Anyway, fast forward 12 years of marriage. DH managed to get a job in my country for 6 years where we lived very happily. He also very much enjoyed living there. I raised the children, studied at uni and volunteered at children's school. The job changed and we had to move back to the UK. He was quite happy about it because he never really learned my language and was looking forward seeing friends again etc. He was also fed up with being the main breadwinner and was looking forward to me getting a job.

We have now lived here for 2 years and I managed to get a great job. It's not paid amazingly well but I get all the holidays off so in my mind it is ok as otherwise we would have had to pay for holiday clubs etc. I really like going to this job and enjoy it very much.

DH is not happy. We don't always get on, he is very unhappy with his job and needs a change. We briefly considered a third EU country to live in but I am reluctant to leave my job because it fits in so well with raising children. He briefly considered getting a different job here but now wants to go back to his country.

I get it, he just build a house in his country that he wants to live in, his parents are getting elderly and he wants to spend more time with them. I totally understand all that. But I just don't want to move there. The pollution is awful, we would live with his parents (who are lovely but I would feel very restricted), I don't know if I could get a job etc. There is a British school for the children but again, the children couldn't do the same things they currently enjoy doing here (don't speak the language).

He now wants to set us up here and move to his country. I just feel so bad that our family will be torn apart and think that maybe I should suck it up and move with him but I know I just wouldn't be happy.

I don't even know if I want to stay here in that case or go back to my country. I spent the majority of my adult life here in the UK and think would find it really hard getting a job in my country, hence the reluctance to go back. Though I know the children would have a great life there.

Everything is a mess and I don't know how to decide anything. Where do I start?

OP posts:
Cricrichan · 15/01/2018 00:09

I understand him wanting to go home but he's quite unreasonable in expecting to uproot his wife and kids to go to a country where they don't speak the language and has very different customs.

Also with brexit looming once you leave the UK you may not be able to come back .

Littlelambpeep · 15/01/2018 00:24

I wouldnt go. You have a life you want. You would be unhappy I think

hevonbu · 15/01/2018 03:45

One can't but wonder what country he is from. Is it Bombay? (You said pollution is awful, so I immediately thought of either Bombay or Beijing.)

Your children are of course rooted in this other EU country of yours?

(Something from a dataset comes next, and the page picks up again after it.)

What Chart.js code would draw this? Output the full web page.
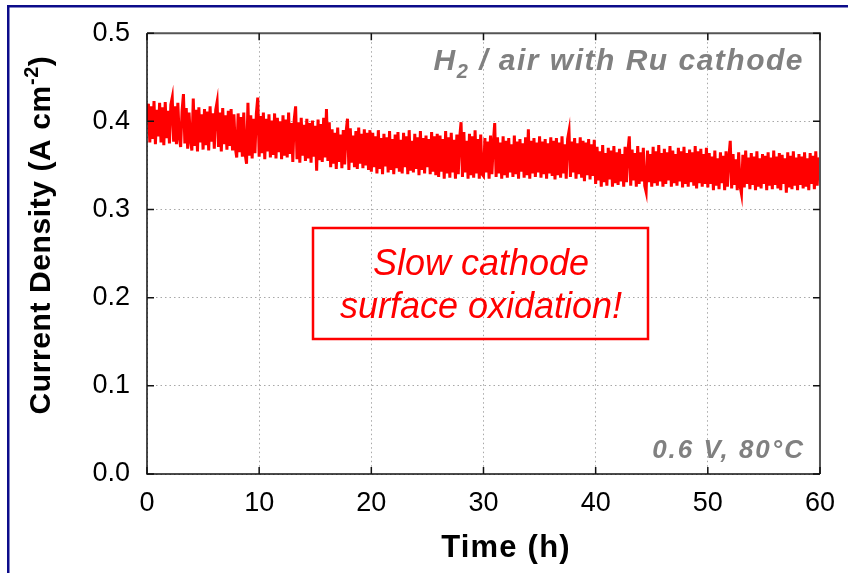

Don't think you'd be able to reason with him as his elderly parents are involved in the equation, to be honest. He's going to be adamant.

WS12 · 15/01/2018 03:58

Absolutely do not move. It sounds like there's a chance he would never go back and that's disastrous for you if you can't settle.

dotcomconfused · 15/01/2018 04:24

Thank you all fpr your replies. The Brexit thing has really thrown a spanner in the works. I feel like I cannot move from here until the settlement issue has been resolved and I have some sort of stamp in my passport.

I could perhaps have compromised and gone to live there for 2 years or so but with no income myself, you are very right, if I want to come back and he doesnt, I would be stuck. To be fair, he probably would try to help me get back but how more complicated the whole thing would be.

We regularly argue due to other stuff and I suppose that fuels his desire to leave. Many times I wished I could live by myself again but I would feel very sad. On some level I do still love him.

After posting last night I looked at some local counsellors and might give that a try too. As nice as it is living in a global world, I would not recommend my children to marry someone from a different country. We love his customs and do as many of the festivals as we can but the getting older and settling down question will always be a major obstacle.

OP posts:
Olikingcharles · 15/01/2018 05:16

Please be aware of the hague convention regarding children. Not sure if your DH country is a signatory to the Hague convention but you could find yourself trapped there with no option to leave with the children. It has happened to many parents. Do your research before you consider a move. Tread carefully.